_Information supplied_:
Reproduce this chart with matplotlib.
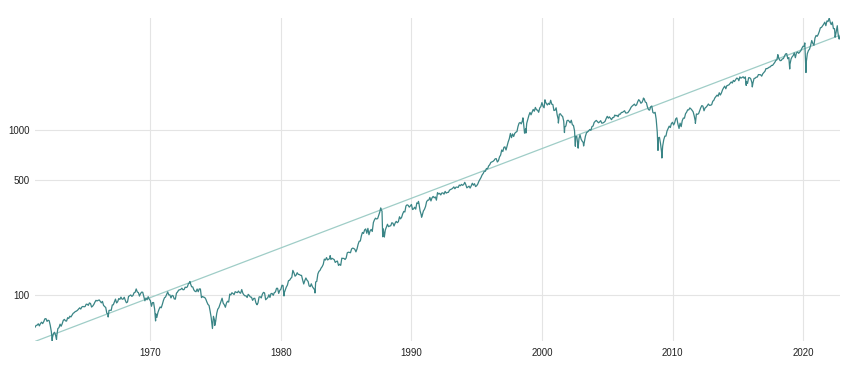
import numpy as np
import pandas as pd
import matplotlib.pyplot as plt
from matplotlib.ticker import NullLocator

plt.rcParams['font.family'] = ['Liberation Sans', 'DejaVu Sans']

# S&P 500 month-end closes, Feb 1961 .. Oct 2022
close = [
    63.44, 65.06, 65.31, 66.56, 64.64, 66.76, 68.07, 66.73, 68.62, 71.32, 71.55,
    68.84, 69.96, 69.55, 65.24, 59.63, 54.75, 58.23, 59.12, 56.27, 56.52, 62.26, 63.10,
    66.20, 64.29, 66.57, 69.80, 70.80, 69.37, 69.13, 72.50, 71.70, 74.01, 73.23, 75.02,
    77.04, 77.80, 78.98, 79.46, 80.37, 81.69, 83.18, 81.83, 84.18, 84.86, 84.42, 84.75,
    87.56, 87.43, 86.16, 89.11, 88.42, 84.12, 85.25, 87.17, 89.96, 92.42, 91.61, 92.43,
    92.88, 91.22, 89.23, 91.06, 86.13, 84.74, 83.60, 77.10, 76.56, 80.20, 80.45, 80.33,
    86.61, 86.78, 90.20, 94.01, 89.08, 90.64, 94.75, 93.64, 96.71, 93.90, 94.00, 96.47,
    92.24, 89.36, 90.20, 97.59, 98.68, 99.58, 97.74, 98.86, 102.67, 103.41, 108.37, 103.86,
    103.01, 98.13, 101.51, 103.69, 103.46, 97.71, 91.83, 95.51, 93.12, 97.24, 93.81, 92.06,
    85.02, 89.50, 89.63, 81.52, 76.55, 72.72, 78.05, 81.52, 84.21, 83.25, 87.20, 92.15,
    95.88, 96.75, 100.31, 103.95, 99.63, 99.70, 95.58, 99.03, 98.34, 94.23, 93.99, 102.09,
    103.94, 106.57, 107.20, 107.67, 109.53, 107.14, 107.39, 111.09, 110.55, 111.58, 116.67, 118.05,
    116.03, 111.68, 111.52, 106.97, 104.95, 104.26, 108.22, 104.25, 108.43, 108.29, 95.96, 97.55,
    96.57, 96.22, 93.98, 90.31, 87.28, 86.00, 79.31, 72.15, 63.54, 73.90, 69.97, 68.56,
    76.98, 81.59, 83.36, 87.30, 91.15, 95.19, 88.75, 86.88, 83.87, 89.04, 91.24, 90.19,
    100.86, 99.71, 102.77, 101.64, 100.18, 104.28, 103.44, 102.91, 105.24, 102.90, 102.10, 107.46,
    102.03, 99.82, 98.42, 98.44, 96.12, 100.48, 98.85, 96.77, 96.53, 92.34, 94.83, 95.10,
    89.25, 87.04, 89.21, 96.83, 97.24, 95.53, 100.68, 103.29, 102.54, 93.15, 94.70, 96.11,
    99.93, 96.28, 101.59, 101.76, 99.08, 102.91, 103.81, 109.32, 109.32, 101.82, 106.16, 107.94,
    114.16, 113.66, 102.09, 106.29, 111.24, 114.24, 121.67, 122.38, 125.46, 127.47, 140.52, 135.76,
    129.55, 131.27, 136.00, 132.81, 132.59, 131.21, 130.92, 122.79, 116.18, 121.89, 126.35, 122.55,
    120.40, 113.11, 111.96, 116.44, 111.88, 109.61, 107.09, 119.51, 120.42, 133.71, 138.54, 140.64,
    145.30, 148.06, 152.96, 164.42, 162.39, 168.11, 162.56, 164.40, 166.07, 163.55, 166.40, 164.93,
    163.41, 157.06, 159.18, 160.05, 150.55, 153.18, 150.66, 166.68, 166.10, 166.09, 163.58, 167.24,
    179.63, 181.18, 180.66, 179.83, 189.55, 191.85, 190.92, 188.63, 182.08, 189.82, 202.17, 211.28,
    211.78, 226.92, 238.90, 235.52, 247.35, 250.84, 236.12, 252.93, 231.32, 243.98, 249.22, 242.17,
    274.08, 284.20, 291.70, 288.36, 290.10, 304.00, 318.66, 329.80, 321.83, 251.79, 230.30, 247.08,
    257.07, 267.82, 258.89, 261.33, 262.16, 273.50, 272.02, 261.52, 271.91, 278.97, 273.70, 277.72,
    297.47, 288.86, 294.87, 309.64, 320.52, 317.98, 346.08, 351.45, 349.15, 340.36, 345.99, 353.40,
    329.08, 331.89, 339.94, 330.80, 361.23, 358.02, 356.15, 322.56, 306.05, 304.00, 322.22, 330.22,
    343.93, 367.07, 375.22, 375.35, 389.83, 371.16, 387.81, 395.43, 387.86, 392.45, 375.22, 417.09,
    408.79, 412.70, 403.69, 414.95, 415.35, 408.14, 424.21, 414.03, 417.80, 418.68, 431.35, 435.71,
    438.78, 443.38, 451.67, 440.19, 450.19, 450.53, 448.13, 463.56, 458.93, 467.83, 461.79, 466.45,
    481.61, 467.14, 445.77, 450.91, 456.50, 444.27, 458.26, 475.49, 462.69, 472.35, 453.69, 459.27,
    470.42, 487.39, 500.71, 514.71, 533.40, 544.75, 562.06, 561.88, 584.41, 581.50, 605.37, 615.93,
    636.02, 640.43, 645.50, 654.17, 669.12, 670.63, 639.95, 651.99, 687.33, 705.27, 757.02, 740.74,
    786.16, 790.82, 757.12, 801.34, 848.28, 885.14, 954.29, 899.47, 947.28, 914.62, 955.40, 970.43,
    980.28, 1049.34, 1101.75, 1111.75, 1090.82, 1133.84, 1120.67, 957.28, 1017.01, 1098.67, 1163.63, 1229.23,
    1279.64, 1238.33, 1286.37, 1335.18, 1301.84, 1372.71, 1328.72, 1320.41, 1282.71, 1362.93, 1388.91, 1469.25,
    1394.46, 1366.42, 1498.58, 1452.43, 1420.60, 1454.60, 1430.83, 1517.68, 1436.51, 1429.40, 1314.95, 1320.28,
    1366.01, 1239.94, 1160.33, 1249.46, 1255.82, 1224.42, 1211.23, 1133.58, 1040.94, 1059.78, 1139.45, 1148.08,
    1130.20, 1106.73, 1147.39, 1076.92, 1067.14, 989.82, 911.62, 916.07, 815.28, 885.76, 936.31, 879.82,
    855.70, 841.15, 848.18, 916.92, 963.59, 974.50, 990.31, 1008.01, 995.97, 1050.71, 1058.20, 1111.92,
    1131.13, 1144.94, 1126.21, 1107.30, 1120.68, 1140.84, 1101.72, 1104.24, 1114.58, 1130.20, 1173.82, 1211.92,
    1181.27, 1203.60, 1180.59, 1156.85, 1191.50, 1191.33, 1234.18, 1220.33, 1228.81, 1207.01, 1249.48, 1248.29,
    1280.08, 1280.66, 1294.83, 1310.61, 1270.09, 1270.20, 1276.66, 1303.82, 1335.85, 1377.94, 1400.63, 1418.30,
    1438.24, 1406.82, 1420.86, 1482.37, 1530.62, 1503.35, 1455.27, 1473.99, 1526.75, 1549.38, 1481.14, 1468.36,
    1378.55, 1330.63, 1322.70, 1385.59, 1400.38, 1280.00, 1267.38, 1282.83, 1166.36, 968.75, 896.24, 903.25,
    825.88, 735.09, 797.87, 872.81, 919.14, 919.32, 987.48, 1020.62, 1057.08, 1036.19, 1095.63, 1115.10,
    1073.87, 1104.49, 1169.43, 1186.69, 1089.41, 1030.71, 1101.60, 1049.33, 1141.20, 1183.26, 1180.55, 1257.64,
    1286.12, 1327.22, 1325.83, 1363.61, 1345.20, 1320.64, 1292.28, 1218.89, 1131.42, 1253.30, 1246.96, 1257.60,
    1312.41, 1365.68, 1408.47, 1397.91, 1310.33, 1362.16, 1379.32, 1406.58, 1440.67, 1412.16, 1416.18, 1426.19,
    1498.11, 1514.68, 1569.19, 1597.57, 1630.74, 1606.28, 1685.73, 1632.97, 1681.55, 1756.54, 1805.81, 1848.36,
    1782.59, 1859.45, 1872.34, 1883.95, 1923.57, 1960.23, 1930.67, 2003.37, 1972.29, 2018.05, 2067.56, 2058.90,
    1994.99, 2104.50, 2067.89, 2085.51, 2107.39, 2063.11, 2103.84, 1972.18, 1920.03, 2079.36, 2080.41, 2043.94,
    1940.24, 1932.23, 2059.74, 2065.30, 2096.95, 2098.86, 2173.60, 2170.95, 2168.27, 2126.15, 2198.81, 2238.83,
    2278.87, 2363.64, 2362.72, 2384.20, 2411.80, 2423.41, 2470.30, 2471.65, 2519.36, 2575.26, 2647.58, 2673.61,
    2823.81, 2713.83, 2640.87, 2648.05, 2705.27, 2718.37, 2816.29, 2901.52, 2913.98, 2711.74, 2760.17, 2506.85,
    2704.10, 2784.49, 2834.40, 2945.83, 2752.06, 2941.76, 2980.38, 2926.46, 2976.74, 3037.56, 3140.98, 3230.78,
    3225.52, 2954.22, 2584.59, 2912.43, 3044.31, 3100.29, 3271.12, 3500.31, 3363.00, 3269.96, 3621.63, 3756.07,
    3714.24, 3811.15, 3972.89, 4181.17, 4204.11, 4297.50, 4395.26, 4522.68, 4307.54, 4605.38, 4567.00, 4766.18,
    4515.55, 4373.94, 4530.41, 4131.93, 4132.15, 3785.38, 4130.29, 3955.00, 3585.62, 3700.00,
]

# intra-month highs and lows that show up as spikes
spike_dates = [
    '1962-06-26', '1962-10-23', '1966-10-07', '1970-05-26', '1973-01-11',
    '1974-10-03', '1974-12-06', '1978-03-06', '1980-03-27', '1982-08-12',
    '1983-10-10', '1987-08-25', '1987-10-19', '1987-12-04', '1990-07-16',
    '1990-10-11', '1998-07-17', '1998-10-08', '2000-03-24', '2001-04-04',
    '2001-09-21', '2002-07-23', '2002-10-09', '2003-03-11', '2007-10-09',
    '2008-11-20', '2009-03-09', '2010-07-02', '2011-10-03', '2015-08-25',
    '2016-02-11', '2018-01-26', '2018-12-24', '2020-02-19', '2020-03-23',
    '2022-01-03', '2022-06-16', '2022-08-16', '2022-10-12',
]
spike_values = [
    52.32, 53.49, 73.20, 69.29, 120.24,
    62.28, 65.01, 86.90, 98.22, 102.42,
    172.65, 336.77, 224.84, 223.92, 368.95,
    295.46, 1186.75, 959.44, 1527.46, 1103.25,
    965.80, 797.70, 776.76, 800.73, 1565.15,
    752.44, 676.53, 1022.58, 1099.23, 1867.61,
    1829.08, 2872.87, 2351.10, 3386.15, 2237.40,
    4796.56, 3666.77, 4305.20, 3577.03,
]

trend_dates = ['1961-02-28', '2022-10-31']
trend_values = [52.0, 3770.0]

y_ticks = [100, 500, 1000]
x_ticks = [1970, 1980, 1990, 2000, 2010, 2020]

month_dates = pd.date_range('1961-02-01', periods=len(close), freq='MS') + pd.offsets.MonthEnd(0)
s = pd.concat([pd.Series(close, index=month_dates),
               pd.Series(spike_values, index=pd.to_datetime(spike_dates))]).sort_index()

fig = plt.figure(figsize=(8.5, 3.69), dpi=100)
ax = fig.add_axes([35 / 850, 1 - 341 / 369, 805 / 850, 323 / 369])

ax.plot(pd.to_datetime(trend_dates), trend_values, '-', color='#9fcdc7', lw=0.9)
ax.plot(s.index, s.values, '-', color='#3a8586', lw=0.9)

ax.set_yscale('log')
ax.set_ylim(s.min(), s.max())
ax.set_xlim(s.index[0], s.index[-1])
ax.set_yticks(y_ticks)
ax.set_yticklabels([str(v) for v in y_ticks])
ax.yaxis.set_minor_locator(NullLocator())
ax.set_xticks([pd.Timestamp(f'{y}-01-01') for y in x_ticks])
ax.set_xticklabels([str(y) for y in x_ticks])

ax.grid(True, color='#e4e4e4', lw=0.8)
ax.set_axisbelow(True)
for sp in ax.spines.values():
    sp.set_visible(False)
ax.tick_params(length=0, labelsize=7, colors='#222222')
ax.tick_params(axis='x', pad=5)
ax.tick_params(axis='y', pad=4)

plt.savefig('out.png', dpi=100)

_Brief_: Return nothing but the lines running from the start of the data to the line with "plt.rcParams['font.family'] = ['Liberation", please, both ends included and no pictures.

_Answer to this task_:
Reproduce this chart with matplotlib.
import numpy as np
import pandas as pd
import matplotlib.pyplot as plt
from matplotlib.ticker import NullLocator

plt.rcParams['font.family'] = ['Liberation Sans', 'DejaVu Sans']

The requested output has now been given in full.